How to Explain China's Success?

Brad Setser sees:

Brad Setser's Web Log: How to explain China's success?: four potential explanations for China's growth.

1) State intervention in the economy (or certain forms of state intervention at certain stages in the development process) is less of an impediment that is often argued.... Joe Stiglitz argues that China's success demonstrates the limits of 'Washington Consensus' politics.... Foreign businessmen operating in China generally don't object to massive government intervention to keep the RMB from rising.... I don't hear real estate developers here in the US complaining about the intervention by foreign governments in US credit markets... that is contributing to low interest rates and the real estate boom.... In China, state intervention often seems to help at least certain types of business at the expense of Chinese labor, and other interests inside China.

2) China's markets are far more flexible than they seem. Internal migration is controlled in theory but not in practice, so China has its own 'undocumented' internal migrants, migrants who cannot generally work in the state sector and thus are available for private employment.
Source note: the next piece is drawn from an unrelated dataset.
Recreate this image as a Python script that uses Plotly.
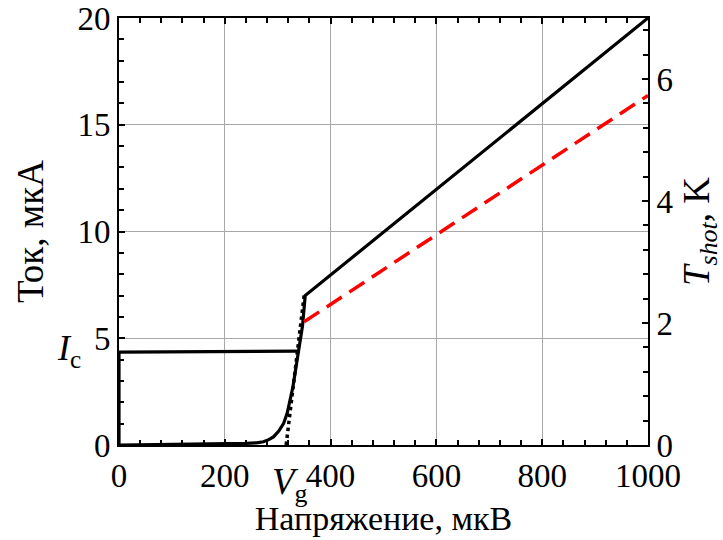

In addition to the formal banking system, informal networks help growing private firms obtain credit.

3) High savings rates and high investment rates can overcome a multitude of other sins.... China is defined above all by very high rates of domestic savings and domestic investment (something it shares with other Asian 'tiger' economies)....

4) High savings, high investment rates and undervalued exchange rate can overcome other sins. The undervalued exchange rate creates an incentive for domestic firms to test themselves in foreign markets... foreign firms to use the country as a base for production to serve their home markets. In the process they bring access to key distribution networks, and needed technology and know-how. An undervalued exchange rate that keeps local labor 'cheap' on a global scale is in effect the bribe the country pays to attract foreign expertise.

Personally, I suspect high savings rates and high investment rates are the most important factors. Avoiding major currency overvaluations is also important -- though I am not sure China's current undervaluation (explanation 4) is as necessary as many argue.... [Is] China's current model is sustainable. My strong sense is that the answer is no. 30% y/y export growth implies that China's exports would more than double every three years.... China now has become big enough that it needs to contribute to global (consumption) demand, not just global supply. How and when that transition will come, however, remains a huge question.